Shikahogh village of Syunik Marz is one of the oldest settlements in Kapan region. The village by name Shikahoghk (red-hot/incandescent lands) was first mentioned as a taxpayer village in the Patriarchate of Tatev, in the precious work of 13th century historian Stepanos Orbelyan's "History of Syunik". It is one of the few villages that retains its ancient name, Shikahoghk. All the localities around and near the village are also Armenian.
Due to the rich forests, vegetation, mild climate, people have settled here since ancient times, as evidenced by archaeological values found during excavations and construction work.
Tombs of the 2nd millennium and later period are spread out in almost all the territory of the village. The most famous are the tombs of White Lands, Red Lands, Sloridzor, Khravand, Old School, Ager, Kghtsahand, Cup Field, Kerktor. Bronze needles, pricks, bony buttons, axes, blades, swords, spear tips, belts, bronze and stone beads, ornamented belts, earrings, bronze statues, ect were discovered from these sites.

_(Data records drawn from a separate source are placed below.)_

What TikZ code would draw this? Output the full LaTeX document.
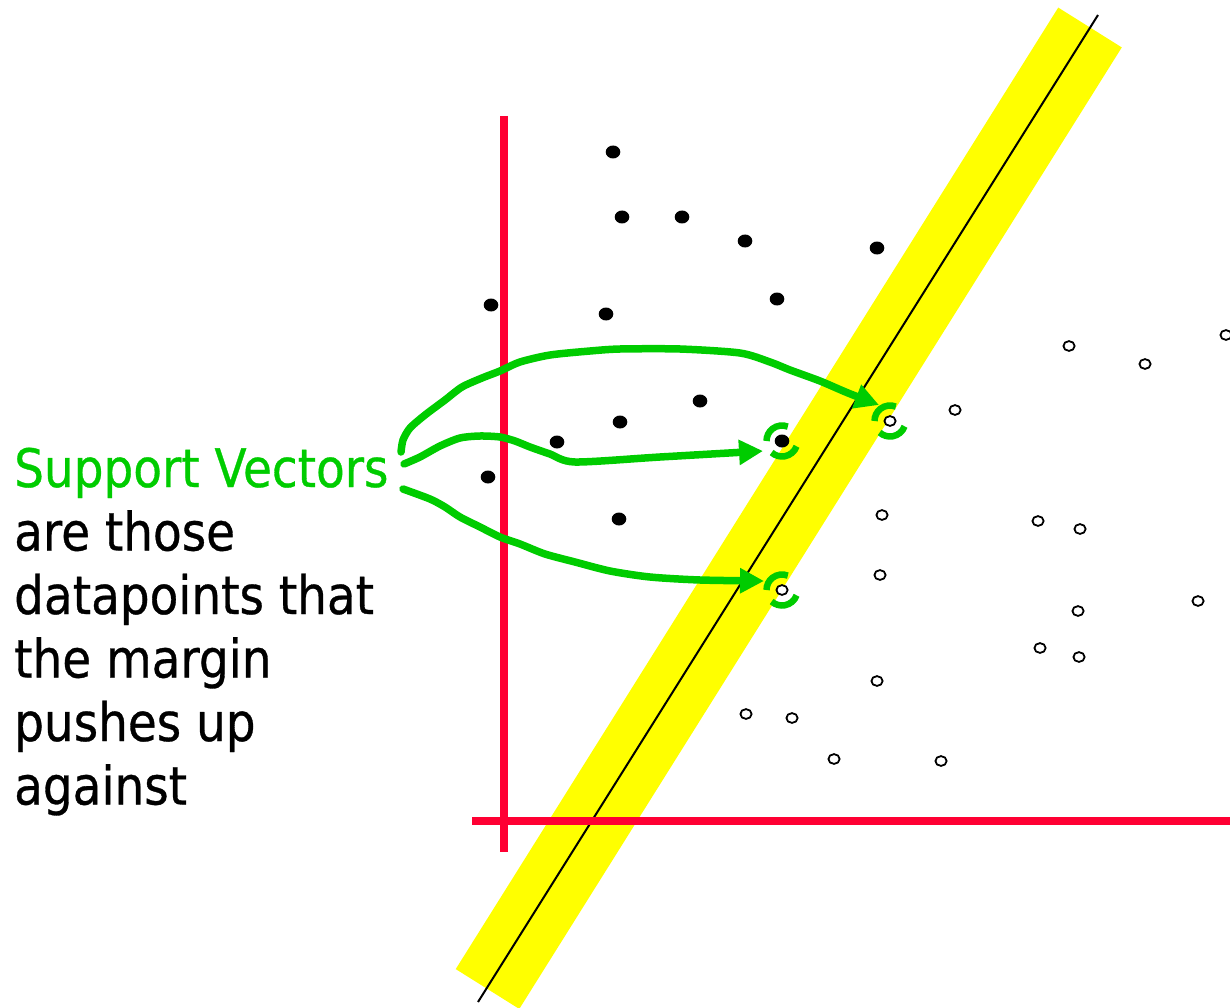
\documentclass[tikz,border=0pt]{standalone}
\usepackage{fontspec}
\newfontfamily\labelfont[FakeStretch=0.885,FakeBold=0.6]{DejaVu Sans}
\usetikzlibrary{arrows.meta}
\definecolor{svgreen}{HTML}{00CC00}
\definecolor{axisred}{HTML}{FF0033}
\definecolor{bandyellow}{HTML}{FFFF00}
\begin{document}
\begin{tikzpicture}[x=1pt,y=1pt,
  band/.style={bandyellow, line width=75pt},
  hyper/.style={black, line width=2pt},
  axisline/.style={axisred, line width=8pt},
  negpt/.style={draw=black, fill=white, line width=1.8pt},
  svarc/.style={svgreen, line width=6.5pt},
  svarrow/.style={svgreen, line width=7.5pt, line join=round, line cap=round,
    -{Triangle[length=24pt,width=24pt]}},
  lbl/.style={anchor=base west, inner sep=0pt, font=\labelfont\fontsize{53}{63.5}\selectfont},
]
\useasboundingbox (0,0) rectangle (1230,-1008);
% margin band
\begin{scope}
\clip (0,0) rectangle (1230,-1008);
\draw[band] (1090,-27.5) -- (487.5,-989);
\end{scope}
% separating line
\draw[hyper] (1098,-15) -- (478,-1002);
% axes
\draw[axisline] (504,-116) -- (504,-852);
\draw[axisline] (472,-820.5) -- (1240,-820.5);
% positive points
\foreach \px/\py in {613/152,622/217,682/217,745/241,877/248,491/305,606/314,777/299,
  700/401,620/422,557/442,782/441,488/477,619/519}
  \fill (\px,-\py) ellipse [x radius=7.3pt, y radius=6.5pt];
% negative points
\foreach \px/\py in {1069/346,1145/364,1226/335,955/410,890/421,882/515,1038/521,1080/529,
  880/575,782/590,1078/611,1198/601,1040/648,1079/657,877/681,746/714,792/718,834/759,941/761}
  \draw[negpt] (\px,-\py) ellipse [x radius=5.6pt, y radius=4.9pt];
% support vectors
\coordinate (sv1) at (890,-421);
\coordinate (sv2) at (782,-441);
\coordinate (sv3) at (782,-590);
\foreach \c in {sv1,sv2,sv3}{
  \draw[svarc] ([shift={(68:15.5pt)}]\c) arc[start angle=68, end angle=180, radius=15.5pt];
  \draw[svarc] ([shift={(-20:15.5pt)}]\c) arc[start angle=-20, end angle=-132, radius=15.5pt];
}
% label
\node[lbl, text=svgreen] (sv) at (14,-487) {Support Vectors};
\node[lbl] (l1) at (14,-550.5) {are those};
\node[lbl] (l2) at (14,-614) {datapoints that};
\node[lbl] (l3) at (14,-677.5) {the margin};
\node[lbl] (l4) at (14,-741) {pushes up};
\node[lbl] (l5) at (14,-804.5) {against};
% connectors
\coordinate (s1) at (401,-452);
\coordinate (s2) at (404,-464);
\coordinate (s3) at (403,-489);
\coordinate (t1) at (879,-405);
\coordinate (t2) at (763,-451);
\coordinate (t3) at (764,-581);
\draw[svarrow] plot[smooth, tension=0.45] coordinates {(s1) (403,-440) (410,-428) (425,-415)
  (445,-400) (462,-387) (482,-378) (500,-371) (520,-362) (550,-355) (590,-351) (620,-349)
  (680,-349) (740,-353) (770,-362) (790,-370) (820,-381) (848,-393) (t1)};
\draw[svarrow] plot[smooth, tension=0.45] coordinates {(s2) (420,-457) (440,-446) (460,-438)
  (480,-436) (500,-437) (515,-441) (530,-447) (550,-454) (575,-462) (660,-457) (t2)};
\draw[svarrow] plot[smooth, tension=0.45] coordinates {(s3) (430,-499) (445,-507) (460,-517)
  (480,-527) (500,-537) (520,-544) (545,-554) (575,-562) (610,-571) (650,-577) (700,-580) (t3)};
\end{tikzpicture}
\end{document}
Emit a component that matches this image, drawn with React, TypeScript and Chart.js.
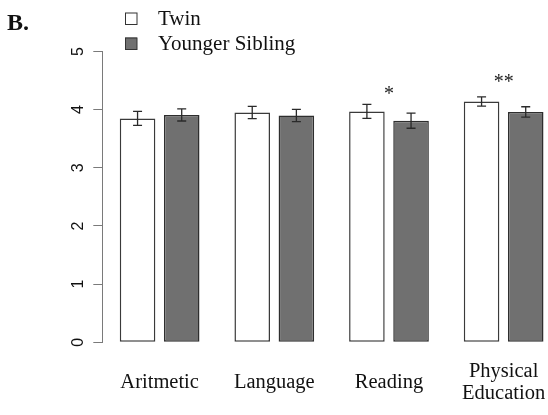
import React, { useEffect, useRef } from "react";
import { Chart, registerables } from "chart.js";

Chart.register(...registerables);

// ---- data ----
const categories: string[][] = [["Aritmetic"], ["Language"], ["Reading"], ["Physical", "Education"]];
const seriesNames = ["Twin", "Younger Sibling"];
const twinMeans = [3.85, 3.95, 3.97, 4.14];
const siblingMeans = [3.91, 3.9, 3.81, 3.96];
const twinErr = [0.12, 0.105, 0.12, 0.08];
const siblingErr = [0.105, 0.105, 0.13, 0.09];
const sigMarks = ["", "", "*", "**"];
const sigLevels = [0, 0, 4.17, 4.37];
const yTicks = [0, 1, 2, 3, 4, 5];
const panelLabel = "B.";

const means = [twinMeans, siblingMeans];
const errs = [twinErr, siblingErr];

const decorations = {
  id: "decorations",
  afterDatasetsDraw(chart: any) {
    const ctx = chart.ctx as CanvasRenderingContext2D;
    const xs = chart.scales.x;
    const ys = chart.scales.y;
    ctx.save();
    // error bars
    ctx.strokeStyle = "#2a2a2a";
    ctx.lineWidth = 1.3;
    chart.data.datasets.forEach((_ds: any, di: number) => {
      const meta = chart.getDatasetMeta(di);
      meta.data.forEach((bar: any, i: number) => {
        const cx = bar.x;
        const top = ys.getPixelForValue(means[di][i] + errs[di][i]);
        const bot = ys.getPixelForValue(means[di][i] - errs[di][i]);
        ctx.beginPath();
        ctx.moveTo(cx, top);
        ctx.lineTo(cx, bot);
        ctx.moveTo(cx - 4.5, top);
        ctx.lineTo(cx + 4.5, top);
        ctx.moveTo(cx - 4.5, bot);
        ctx.lineTo(cx + 4.5, bot);
        ctx.stroke();
      });
    });
    // significance marks
    ctx.fillStyle = "#222";
    ctx.font = '20px "Liberation Serif"';
    ctx.textAlign = "center";
    ctx.textBaseline = "alphabetic";
    sigMarks.forEach((m, i) => {
      if (!m) return;
      ctx.fillText(m, xs.getPixelForValue(i + 0.5), ys.getPixelForValue(sigLevels[i]));
    });
    // panel label
    ctx.textAlign = "left";
    ctx.fillStyle = "#111";
    ctx.font = 'bold 24px "Liberation Serif"';
    ctx.fillText(panelLabel, 7, 29.5);
    // legend
    ctx.font = '21px "Liberation Serif"';
    ctx.textBaseline = "middle";
    chart.data.datasets.forEach((ds: any, di: number) => {
      const by = 12.5 + di * 25;
      ctx.fillStyle = ds.backgroundColor;
      ctx.fillRect(125, by, 12, 12);
      ctx.strokeStyle = "#333";
      ctx.lineWidth = 1;
      ctx.strokeRect(125.5, by + 0.5, 11.5, 11.5);
      ctx.fillStyle = "#111";
      ctx.fillText(ds.label, 158, by + 6.5);
    });
    ctx.restore();
  },
};

export default function App() {
  const ref = useRef<HTMLCanvasElement | null>(null);
  useEffect(() => {
    if (!ref.current) return;
    const chart = new Chart(ref.current, {
      type: "bar",
      data: {
        datasets: [
          {
            label: seriesNames[0],
            data: twinMeans.map((v, i) => ({ x: i + 0.5, y: v })),
            backgroundColor: "#ffffff",
            borderColor: "#3a3a3a",
            borderWidth: 1.5,
            borderSkipped: false,
            categoryPercentage: 0.77,
            barPercentage: 0.806,
          },
          {
            label: seriesNames[1],
            data: siblingMeans.map((v, i) => ({ x: i + 0.5, y: v })),
            backgroundColor: "#707070",
            borderColor: "#2e2e2e",
            borderWidth: 1.5,
            borderSkipped: false,
            categoryPercentage: 0.77,
            barPercentage: 0.806,
          },
        ],
      } as any,
      options: {
        animation: false,
        responsive: false,
        devicePixelRatio: 1,
        layout: { padding: { top: 51.5, left: 0, right: 0, bottom: 0 } },
        plugins: { legend: { display: false }, tooltip: { enabled: false }, title: { display: false } },
        scales: {
          x: {
            type: "linear",
            min: 0,
            max: 3.8868,
            offset: false,
            grid: { display: false, drawTicks: false, offset: false },
            border: { display: false },
            afterBuildTicks: (s: any) => {
              s.ticks = categories.map((_c, i) => ({ value: i + 0.5 }));
            },
            ticks: {
              autoSkip: false,
              minRotation: 0,
              maxRotation: 0,
              crossAlign: "center",
              padding: 29.5,
              color: "#111",
              font: { family: "Liberation Serif", size: 20.5, lineHeight: 1.05 },
              callback: (_v: any, i: number) => categories[i],
            },
            afterFit: (s: any) => {
              s.height = 415 - 342.3;
              s.paddingLeft = 0;
              s.paddingRight = 0;
            },
          },
          y: {
            min: 0,
            max: 5,
            afterBuildTicks: (s: any) => {
              s.ticks = yTicks.map((v) => ({ value: v }));
            },
            grid: { display: true, drawOnChartArea: false, drawTicks: true, tickLength: 9, color: "#7a7a7a", lineWidth: 1 },
            border: { display: true, color: "#7a7a7a", width: 1 },
            ticks: {
              minRotation: 90,
              maxRotation: 90,
              crossAlign: "center",
              padding: 10,
              color: "#111",
              font: { family: "Liberation Sans", size: 16 },
              callback: (v: any) => String(v),
            },
            afterFit: (s: any) => {
              s.width = 102.3;
              s.paddingTop = 0;
              s.paddingBottom = 0;
            },
          },
        },
      } as any,
      plugins: [decorations],
    });
    return () => chart.destroy();
  }, []);
  return (
    <div style={{ position: "absolute", left: 0, top: 0, width: 548, height: 415, background: "#fff" }}>
      <canvas ref={ref} width={548} height={415} style={{ display: "block" }} />
    </div>
  );
}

Rich pottery were also discovered: clay pots, jars, zodiac vessels, statues, ritual vessels, idols.
One of the most notable is the bronze axe of 10th-8th centuries BC, discovered in the ancient hollow of Kerktor copper mine. This proves that bronze was cast on local raw materials in ancient times in Shikahogh. Stone axes were also found, dated to 7th millennium BC. The French in the second half of the 19th century exploited the same place named Kerktor.
The mineral deposit and ore routes lie at a distance of 1.5 km from the village, on the bank of the Shikahogh River, accessible to pedestrians.
During its existence, Shikahogh has never been abandoned, thanks to which the traditions, customs, prayers, elements of everyday life from pagan period have been passed down through generations.
In no settlement there is such a connection between man and nature as in Shikahogh. Gardening has developed in the village since dateless (ancient) times.
Even today there is a cult of mountains here. Mount Khustup, Berd stone and Janjaptuk mountain peaks rising on the north and south of the village, are worshiped.
During the Middle Ages, one of the international trade routes crossed Shikahogh village, linking the Kura River basin with the well-known town of Julfa on the Arax coast. There is also evidence of this, such as the coins found in the 15th and 16th centuries on the same trade route between the European and Eastern countries.